Am Wahlabend haben Gegner von Stuttgart 21 einen Bauzaun umgestürzt. Aktionsbündnis-Sprecher Gangolf Stocker kündigte seinen Rückzug an.

Stuttgart - Wenige Stunden nach dem historischen Wahldebakel von Schwarz-Gelb in Baden-Württemberg ist es am Stuttgarter Hauptbahnhof zu Ausschreitungen gekommen. Mehrere Hundert Gegner von Stuttgart 21 rissen am Sonntagabend Bauzäune um. Nach Polizeiangaben wurden bei der spontanen Protestaktion zwei Beamte verletzt.

 

Nachdem auf dem Stuttgarter Schlossplatz am Abend mehrere Tausend Menschen mit einer „Mappschiedsparty“ die Wahlniederlage von Ministerpräsident Stefan Mappus (CDU) gefeiert hatten, zogen Hunderte Menschen mit Musik und Gesang zum Hauptbahnhof. Stuttgart 21-Gegner warfen den Sperrzaun rund um den abgesperrten Kurt-Georg-Kiesinger-Platz komplett um. Dort soll ein unterirdisches zweistöckiges Technikgebäude für das Bahnprojekt entstehen.

Großaufgebot der Polizei

Ein Großaufgebot der Polizei drängte die Randalierer zunächst zurück und stellte die Zäune wieder auf. Allerdings rissen die Demonstranten die Barrieren erneut um. Die Sicherheitskräfte zogen sich daraufhin zurück. Während die Polizei die Zahl der Demonstranten auf rund 500 schätzte, sprach die Initiative der Parkschützer von etwa 1000 „ausgelassenen Kopfbahnhof-Freunden“. Vor dem Nordausgang des Bahnhofs versammelt sich laut Polizei rund 500 Menschen.

Der Sprecher der Parkschützer, Matthias von Herrmann, wertete die Aktion als Erfolg: „Der Bauzaun liegt, das ist gutes Zeichen“, sagte er. Mit der „spontanen Aktion“ forderten Stuttgart 21-Gegner die mögliche neue grün-rote Regierung zum sofortigen Baustopp auf. Herrmann betonte: „Wir Parkschützer fangen schon mal an.“ Die Parkschützer forderten den künftigen Ministerpräsidenten auf, als erste Amtshandlung bei Bahn und Bundesverkehrsminister Peter Ramsauer (CSU) das Ende von Stuttgart 21 durchzusetzen.

Aktion am Südflügel

Ein Polizeisprecher sagte, Demonstranten hätten Widerstand gegen Beamte geleistet. Zur Art der Verletzung der Polizisten machte er zunächst keine Angaben. Dagegen beklagten die Parkschützer, die Stimmung habe zu kippen gedroht, „als die Polizei in einer recht unkoordinierten Aktion versuchte, der Menschenmenge einzelne Gitterteile entgegen zu drücken“. Die Lage habe sich aber wieder entspannt.

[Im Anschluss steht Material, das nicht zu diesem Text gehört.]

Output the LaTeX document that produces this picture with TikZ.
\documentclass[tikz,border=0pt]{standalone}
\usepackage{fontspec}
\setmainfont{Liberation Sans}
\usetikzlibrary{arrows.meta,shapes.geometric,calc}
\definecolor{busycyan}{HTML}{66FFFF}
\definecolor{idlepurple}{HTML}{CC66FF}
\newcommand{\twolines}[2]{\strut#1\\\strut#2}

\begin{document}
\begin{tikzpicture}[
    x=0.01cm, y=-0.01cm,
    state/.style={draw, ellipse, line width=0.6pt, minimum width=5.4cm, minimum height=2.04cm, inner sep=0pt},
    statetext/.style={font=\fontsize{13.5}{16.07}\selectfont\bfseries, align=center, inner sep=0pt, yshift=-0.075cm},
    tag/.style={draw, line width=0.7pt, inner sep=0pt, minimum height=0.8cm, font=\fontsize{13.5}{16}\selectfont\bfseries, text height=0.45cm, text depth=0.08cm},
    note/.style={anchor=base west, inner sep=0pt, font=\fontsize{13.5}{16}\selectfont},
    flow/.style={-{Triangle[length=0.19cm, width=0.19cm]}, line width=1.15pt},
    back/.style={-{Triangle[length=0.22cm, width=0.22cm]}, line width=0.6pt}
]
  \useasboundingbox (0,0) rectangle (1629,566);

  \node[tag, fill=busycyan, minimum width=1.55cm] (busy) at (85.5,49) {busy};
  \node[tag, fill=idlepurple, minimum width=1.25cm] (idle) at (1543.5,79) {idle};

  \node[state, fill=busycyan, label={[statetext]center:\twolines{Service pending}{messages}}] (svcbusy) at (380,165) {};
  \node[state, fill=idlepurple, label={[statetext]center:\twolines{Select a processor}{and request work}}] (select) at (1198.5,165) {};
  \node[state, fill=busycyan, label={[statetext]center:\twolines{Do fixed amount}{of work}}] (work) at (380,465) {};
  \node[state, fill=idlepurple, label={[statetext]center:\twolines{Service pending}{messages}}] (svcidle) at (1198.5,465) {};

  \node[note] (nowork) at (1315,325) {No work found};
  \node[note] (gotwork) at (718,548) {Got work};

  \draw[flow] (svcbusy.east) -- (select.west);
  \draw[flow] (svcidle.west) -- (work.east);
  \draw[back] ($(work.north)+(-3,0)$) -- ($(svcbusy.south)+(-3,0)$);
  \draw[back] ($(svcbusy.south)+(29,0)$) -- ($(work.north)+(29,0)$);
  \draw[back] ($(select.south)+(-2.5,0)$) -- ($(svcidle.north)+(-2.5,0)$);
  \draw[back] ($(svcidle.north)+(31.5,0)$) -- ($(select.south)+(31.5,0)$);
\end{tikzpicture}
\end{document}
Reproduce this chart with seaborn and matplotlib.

Hunderte Demonstrante zogen anschließend zur Bastelle des Grundwassermanagements am Südflügel des Bahnhofs. Auch dort rüttelten sie am Bauzaun. Die Polizei versuchte, das Gelände abzusichern.

Gangolf Stocker kündigt Rückzug an

Unterdessen kündigte der Sprecher des Aktionsbündnisses gegen Stuttgart 21, Gangolf Stocker, seinen Rückzug an. Wegen Streitigkeiten wolle er noch in der Nacht sein Amt zurückgeben, sagte er im SWR. Stocker, der auch Mitglied im Stuttgarter Gemeinderat ist, beklagte, dass es im Lager der Stuttgart-21-Gegner zu viele Meinungsverschiedenheiten gebe.

Der 66-Jährige, der auch an der Schlichtung unter Vorsitz von Heiner Geißler teilgenommen hatte, galt als eine der Symbolfiguren des Protests gegen Stuttgart 21. Er war Versammlungsleiter zahlreicher Demonstrationen gegen Stuttgart 21, im Januar verurteilte ihn ein Gericht wegen eines Verstoßes gegen die Versammlungsauflagen zur Zahlung von 1.500 Euro.